Good prognosis for movement- At my one year checkup Dr. Padgett explained that my only restriction in movement for the foreseeable future would be rotating my trunk toward the operated side when the thigh is fully flexed into my chest. See the Yoga page for an illustration of such a rotation.
Keeping his advice in mind I can already participate fully in regular yoga classes.
(Remember that everyone's movement restrictions will vary depending on the exact nature of the surgical procedure.)
Reassurance about choices- I was glad to learn that one year later Dr. Padgett still favors the metal implant with the highly cross linked poly liner that he used for my procedure. Additionally, for dancers he continues to prefer the minimally invasive surgical approach rather than the newer MIS "2-incision" technique.
(See this page for further description of these options. )
Although I am quite content now, I would have to say that the past year presented many difficulties.
My leg felt alien for many months after surgery but now feels fine.
My scar developed a keloid (overgrowth of scar tissue) which did not respond to topical treatment. The keloid was painful and itchy. Keloid formation is often a genetic trait and I was aware this might happen. I needed to have steroid injections into the scar tissue for it to subside.
Fatigue- My most persistent complaint was fatigue. I admit that I was quite worn out going into surgery but I continued to feel that way well into the eight post-operative month. Dr. Padgett said that it was common to feel fatigued for up to six months after surgery because of the magnitude of the metabolic insult to the body and the inflammatory response the accompanies healing. It was very humbling for me to acknowledge that I had overdone everything in the past and that in recovering from major surgery I had to really slow down and let my body heal.
Back Pain- The second complaint I had was chronic back pain. In the years before surgery I had developed low back pain with contracture in my quadratus muscles as a compensation for my bad hip. I also had developed pain in the shoulder on the opposite side from walking with imbalance. Dr. Padgett had told me that the pain would eventually go away. To be more comfortable in the meanwhile I reluctantly took Vioxx, a non-steroidal anti-inflammatory medication. I started to get massage regularly and I continued to work with my physical therapist. At her suggestion I also did twelve sessions with an Alexander teacher (Jane Kosminsky) to develop ease in the motions of everyday living.

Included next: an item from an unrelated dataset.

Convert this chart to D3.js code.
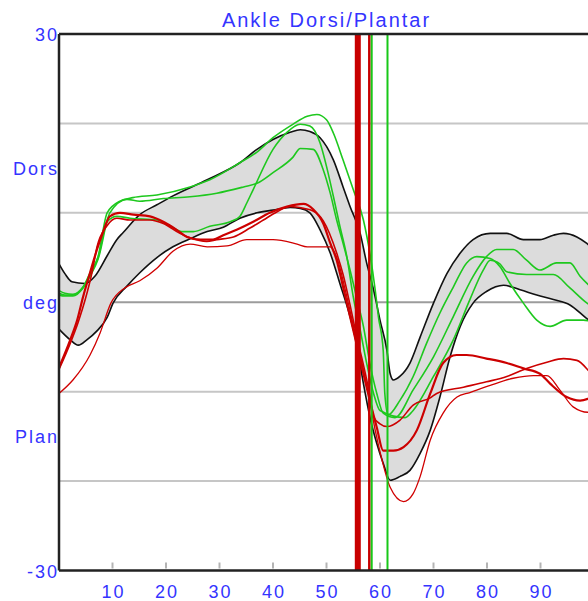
<!DOCTYPE html>
<html>
<head>
<meta charset="utf-8">
<script src="https://cdn.jsdelivr.net/npm/d3@7"></script>
<style>
  body { margin: 0; background: #fff; }
  svg { display: block; }
  text { font-family: "Liberation Sans", Arial, sans-serif; fill: #3434ff; letter-spacing: 2px; }
</style>
</head>
<body>
<svg width="588" height="601"></svg>
<script>
// Gait cycle (%) against ankle angle (deg). Each curve is a list of [pct, deg].

// Normal range band.
const bandUpper = [
  [0, 4.3], [1.1, 3.2], [2.4, 2.3], [4.9, 2.1], [6.7, 2.9], [9, 5.2], [10.8, 7], [12, 7.8],
  [15.1, 9.8], [18.3, 10.9], [21.3, 11.9], [27.7, 13.7], [33.8, 15.6], [37, 17.1], [40, 18.2],
  [43.2, 19], [45.1, 19.3], [46.9, 19.1], [48.8, 18.4], [51.3, 15.9], [53.1, 12.9], [54.4, 10.7],
  [56.3, 7.7], [57.5, 4.4], [58.8, 1.4], [60, -2], [61.3, -5.4], [61.9, -8], [62.5, -8.7],
  [63.7, -8.3], [65.6, -6.8], [67.5, -3.9], [70, -0.1], [72.5, 3.2], [75, 5.5], [77.4, 7],
  [80.6, 7.7], [83.7, 7.7], [86.8, 7], [89.9, 7], [92.4, 7.5], [94.3, 7.7], [96.8, 7.3],
  [98.6, 6.6], [100, 5.9]
];
const bandLower = [
  [0, -3], [2.1, -4.2], [3.6, -4.8], [5.2, -4.2], [7.1, -3.2], [9, -1.7], [10.1, -0.1],
  [12.7, 1.8], [15.1, 3.3], [18.3, 5], [21.3, 6.2], [24.5, 7.1], [27.7, 7.9], [30.7, 8.4],
  [33.8, 9.4], [37, 10], [40, 10.3], [43.2, 10.6], [45.1, 10.5], [46.9, 10], [48.8, 8.1],
  [50.7, 5.5], [52.5, 2.1], [54.4, -1.6], [55.6, -4.6], [56.9, -9.1], [58.1, -12.8],
  [59.4, -15.8], [60.6, -18], [61.9, -19.9], [63.7, -19.5], [65.6, -18.8], [67.5, -16.9],
  [69.4, -14.3], [71.2, -10.6], [73.1, -6.1], [75, -2.7], [77.4, -0.1], [79.9, 1.2],
  [83.1, 1.9], [86.2, 1.4], [89.3, 0.8], [92.4, 0.3], [95.5, -0.3], [98.6, -1.8], [100, -2.4]
];

// Green trials.
const green1 = [
  [0, 1.3], [1.1, 1], [2.6, 0.9], [4.5, 1.7], [5.8, 3.3], [7.3, 5.1], [9, 10], [11.4, 11.3],
  [13.8, 11.7], [18.3, 12], [24.5, 12.9], [28.2, 13.7], [33.8, 15.6], [37, 16.8], [40, 18.4],
  [43.7, 19.9], [46.4, 20.8], [48.2, 21], [50, 20.4], [51.3, 18.9], [53.1, 15.9], [55, 12.6],
  [56.9, 9.2], [58.1, 5.5], [59.1, 1.4], [59.7, -1.6], [60.6, -5.4], [60.9, -10.2], [61.5, -12.6],
  [63.7, -11], [66.2, -8.3], [68.7, -4.6], [71.2, -1.2], [73.7, 1.7], [76.2, 4.4], [78.1, 5.1],
  [80.6, 4.9], [82.4, 4], [84.3, 2.1], [86.8, -0.1], [89.3, -2], [91.8, -2.7], [94.9, -2],
  [98, -2], [100, -2.2]
];
const green2 = [
  [0, 0.8], [1.1, 0.7], [2.6, 0.7], [4.5, 1.6], [5.8, 2.9], [7.3, 4.8], [9.5, 10], [12.7, 11.5],
  [15.1, 11.3], [19.5, 11.6], [24.5, 11.8], [29.5, 12.2], [34.5, 12.9], [37, 13.3], [40, 14.5],
  [43.7, 16.2], [45.1, 17.2], [47.5, 17.1], [49.4, 14.8], [50.7, 12.2], [51.9, 9.2], [53.1, 6.6],
  [54.4, 3.6], [55.6, 0.6], [56.9, -2.7], [58.1, -6.8], [59.4, -10.2], [60.6, -12.4], [62.8, -12.9],
  [66.2, -9.8], [70, -6.1], [73.7, -1.6], [77.4, 2.9], [79.9, 5.1], [81.8, 5.9], [84.9, 5.9],
  [87.4, 4.7], [89.9, 3.6], [93, 4.4], [95.5, 4.4], [97.4, 2.9], [100, 1.4]
];
const green3 = [
  [0, 1], [1.1, 0.8], [2.6, 0.8], [4.5, 1.7], [5.8, 3.1], [7.3, 5], [9, 9], [10.8, 9.6],
  [13.3, 9.4], [18.3, 9.2], [20.8, 8.5], [23.2, 7.9], [25.1, 7.9], [28.2, 8.5], [32, 9],
  [33.8, 9.6], [35.1, 11.1], [36.3, 12.6], [40, 17.1], [42.6, 19], [45.1, 19.9], [46.9, 19.7],
  [48.8, 17.8], [50, 15.2], [51.3, 11.8], [52.5, 8.5], [53.8, 5.1], [55, 0.6], [56.3, -3.1],
  [57.5, -6.8], [58.8, -10.2], [60, -12.1], [64.7, -12.9], [66.2, -12.1], [70, -8.3],
  [73.7, -4.2], [76.8, 0.3], [79.3, 3.6], [80.6, 4.7], [82.4, 4.3], [83.7, 3.4], [87.4, 3.1],
  [92.4, 3.1], [95.5, 1.6], [98.7, -0.1], [100, -0.6]
];

// Red trials.
const red1 = [
  [0, -7.3], [2.1, -4.2], [3.4, -2], [4.5, 0.6], [5.8, 3.3], [7.1, 5.9], [8.2, 7.8], [9.5, 9.6],
  [11.4, 10], [13.9, 9.8], [17, 9.6], [19.5, 9], [22, 8.1], [23.9, 7.3], [26.4, 7], [28.8, 7],
  [30.7, 7.5], [33.2, 8.1], [36.3, 9], [39.4, 10], [42.6, 10.7], [45.7, 11], [47.5, 10.4],
  [49.4, 8.8], [50.7, 6.6], [51.9, 4.7], [53.1, 1.7], [54.4, -1.6], [55.6, -4.6], [56.9, -8],
  [58.1, -11], [59.4, -14], [60.6, -16.6], [62.5, -16.6], [64.4, -16.2], [66.9, -14.3],
  [69.4, -10.2], [71.8, -6.8], [74.3, -5.9], [76.2, -5.9], [79.9, -6.3], [83.7, -6.8],
  [86.8, -7.4], [89.9, -8], [91.8, -9.1], [94.9, -10.6], [97.4, -11], [100, -10.5]
];
const red2 = [
  [0, -7.5], [2.1, -4.6], [3.6, -2.2], [4.9, 0.3], [6.2, 3.4], [7.1, 6.2], [8.9, 8.5],
  [10.8, 9.4], [13.3, 9.2], [17, 9.2], [19.5, 8.8], [22.6, 7.7], [24.5, 7.2], [27.6, 6.8],
  [29.5, 7], [32.6, 7.3], [35.7, 8.3], [38.2, 9.2], [40.7, 10.1], [43.2, 10.7], [45.7, 10.5],
  [47.5, 10.2], [49.4, 9.1], [51.9, 5.5], [53.1, 3.1], [54.4, -0.3], [55.6, -3.7], [56.9, -7],
  [58.1, -10.4], [58.8, -12.8], [60, -13.6], [61.3, -13.9], [63.7, -13.2], [66.2, -11.5],
  [69.4, -10.7], [70.6, -10.2], [75.6, -9.5], [79.9, -8.9], [83.7, -8.3], [87.4, -7.4],
  [91.2, -6.7], [94.3, -6.3], [96.8, -6.5], [98.9, -7.6], [100, -8.4]
];
const red3 = [
  [0, -10.2], [2.6, -8.7], [5.8, -5.9], [7.7, -3.4], [9.7, -0.1], [12.3, 1.6], [15.1, 2.4],
  [18.3, 3.8], [21.3, 5.7], [24.5, 6.5], [27.7, 6.2], [31.4, 6.3], [35.1, 7], [40, 7],
  [44.5, 6.5], [46.4, 6.2], [50.7, 6.2], [52.2, 4.5], [53.5, 1.4], [54.8, -2], [56.3, -5.9],
  [57.8, -10.1], [59.1, -14.3], [60.4, -17.7], [61.9, -20.7], [64.4, -22.3], [66.2, -21.4],
  [67.5, -19.5], [69.4, -15.4], [71.8, -12.4], [74.4, -10.6], [76.8, -10.1], [80.6, -9.3],
  [84.9, -8.5], [88.7, -8.2], [91.2, -8.2], [93.6, -9.8], [96.1, -11.7], [98.9, -12.3], [100, -12.2]
];

// Toe-off markers (pct) and their stroke widths.
const toeOffRed = [55.85, 58.0];
const toeOffRedWidth = [6, 2.5];
const toeOffGreen = [58.45, 61.4];

const xTicks = [10, 20, 30, 40, 50, 60, 70, 80, 90];
const gridValues = [20, 10, -10, -20];
const yLabels = [[30, "30"], [15, "Dors"], [0, "deg"], [-15, "Plan"], [-30, "-30"]];

function initGraph() {
  const svg = d3.select("svg");

  // The plot runs on past the right edge of the picture.
  const margin = { top: 34, left: 59 };
  const width = 535;
  const height = 536.5;

  const content = svg.append("g")
    .attr("transform", "translate(" + margin.left + "," + margin.top + ")");

  return {
    svg: svg,
    content: content,
    margin: margin,
    width: width,
    height: height,
    xScale: d3.scaleLinear().domain([0, 100]).range([0, width]),
    yScale: d3.scaleLinear().domain([-30, 30]).range([height, 0]),
  };
}

function drawGrid(graph) {
  const {content, xScale, yScale, width, height} = graph;

  content.selectAll(".grid")
    .data(gridValues)
    .enter()
    .append("line")
    .attr("class", "grid")
    .attr("x1", 0)
    .attr("x2", width)
    .attr("y1", d => yScale(d))
    .attr("y2", d => yScale(d))
    .attr("stroke", "#c6c6c6")
    .attr("stroke-width", 2);

  // Zero line is a little darker.
  content.append("line")
    .attr("x1", 0)
    .attr("x2", width)
    .attr("y1", yScale(0))
    .attr("y2", yScale(0))
    .attr("stroke", "#9c9c9c")
    .attr("stroke-width", 2);

  // Small tick marks standing on the bottom border.
  content.selectAll(".tick-mark")
    .data(xTicks)
    .enter()
    .append("line")
    .attr("x1", d => xScale(d))
    .attr("x2", d => xScale(d))
    .attr("y1", height - 8)
    .attr("y2", height - 2)
    .attr("stroke", "#b4b4b4")
    .attr("stroke-width", 2);
}

function drawBand(graph) {
  const {content, xScale, yScale} = graph;

  const outline = bandUpper.concat(bandLower.slice().reverse());
  content.append("path")
    .datum(outline)
    .attr("fill", "#dcdcdc")
    .attr("d", d3.line().x(d => xScale(d[0])).y(d => yScale(d[1])));
}

function drawCurve(graph, data, color, strokeWidth) {
  const {content, xScale, yScale} = graph;
  const line = d3.line()
    .x(d => xScale(d[0]))
    .y(d => yScale(d[1]))
    .curve(d3.curveMonotoneX);

  content.append("path")
    .datum(data)
    .attr("fill", "none")
    .attr("stroke", color)
    .attr("stroke-width", strokeWidth)
    .attr("stroke-linejoin", "round")
    .attr("d", line);
}

function drawToeOff(graph) {
  const {content, xScale, height} = graph;

  content.selectAll(".toe-red")
    .data(toeOffRed)
    .enter()
    .append("line")
    .attr("x1", d => xScale(d))
    .attr("x2", d => xScale(d))
    .attr("y1", 0)
    .attr("y2", height)
    .attr("stroke", "#c80000")
    .attr("stroke-width", (d, i) => toeOffRedWidth[i]);

  content.selectAll(".toe-green")
    .data(toeOffGreen)
    .enter()
    .append("line")
    .attr("x1", d => xScale(d))
    .attr("x2", d => xScale(d))
    .attr("y1", 0)
    .attr("y2", height)
    .attr("stroke", "#18c818")
    .attr("stroke-width", 2);
}

function drawFrame(graph) {
  const {content, width, height} = graph;

  content.append("line")
    .attr("x1", 0).attr("x2", width)
    .attr("y1", 0).attr("y2", 0)
    .attr("stroke", "#222").attr("stroke-width", 2.5);

  content.append("line")
    .attr("x1", 0).attr("x2", width)
    .attr("y1", height).attr("y2", height)
    .attr("stroke", "#222").attr("stroke-width", 2.5);

  content.append("line")
    .attr("x1", 0).attr("x2", 0)
    .attr("y1", 0).attr("y2", height)
    .attr("stroke", "#222").attr("stroke-width", 2.5);
}

function drawLabels(graph) {
  const {svg, margin, xScale, yScale, width, height} = graph;

  svg.append("text")
    .attr("x", margin.left + width / 2)
    .attr("y", 27)
    .attr("text-anchor", "middle")
    .style("font-size", "20px")
    .text("Ankle Dorsi/Plantar");

  svg.selectAll(".xlabel")
    .data(xTicks)
    .enter()
    .append("text")
    .attr("x", d => margin.left + xScale(d) + 1)
    .attr("y", margin.top + height + 27)
    .attr("text-anchor", "middle")
    .style("font-size", "18px")
    .text(d => d);

  svg.selectAll(".ylabel")
    .data(yLabels)
    .enter()
    .append("text")
    .attr("x", margin.left)
    .attr("y", d => margin.top + yScale(d[0]) + 7)
    .attr("text-anchor", "end")
    .style("font-size", "18px")
    .text(d => d[1]);
}

window.addEventListener("load", function() {
  const graph = initGraph();

  drawGrid(graph);
  drawBand(graph);
  drawCurve(graph, bandUpper, "#111", 1.6);
  drawCurve(graph, bandLower, "#111", 1.6);

  drawCurve(graph, green1, "#1ec81e", 1.6);
  drawCurve(graph, green2, "#1ec81e", 1.6);
  drawCurve(graph, green3, "#1ec81e", 1.6);

  drawCurve(graph, red3, "#d00000", 1.3);
  drawCurve(graph, red2, "#cc0000", 1.6);
  drawCurve(graph, red1, "#cc0000", 2.2);

  drawToeOff(graph);
  drawFrame(graph);
  drawLabels(graph);
});
</script>
</body>
</html>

At the six month mark, however, I still had pain and stiffness. Feeling quite depressed about this situation I saw a Rehabilitation Medicine physician. That doctor noted the obvious, that the thigh on my operated side was still atrophied, and said that when my leg got strong enough to support my back evenly, the back pain would go away. So I continued to take Vioxx and started to get some chiropractic treatment. I can happily say now that the doctors were correct and that my back pain is much diminished and my flexibility is increasing.
Depression- After the honeymoon period with my hip that I describe in the first part of my story, I had a few months in which I felt quite depressed. As I said I was tired and my back hurt, but it was adjusting to a new life that was the hardest. In my particular case, my decision to have surgery precipitated stunning changes in my life in general: I drastically reduced the hours that I saw patients in my office and took on a more administrative role, and I fully retired from dancing. While I think many dancers facing THR will not make such radical changes as I chose to do, the reality is that submitting to this drastic surgery often moves us into a different phase in our lives. Although I had mental preparation and support for this aftermath of surgery, I was unprepared for how hard the changes would be. At the one year point I can say that I have made wonderful progress in this area and I am eager to explore what my future will bring.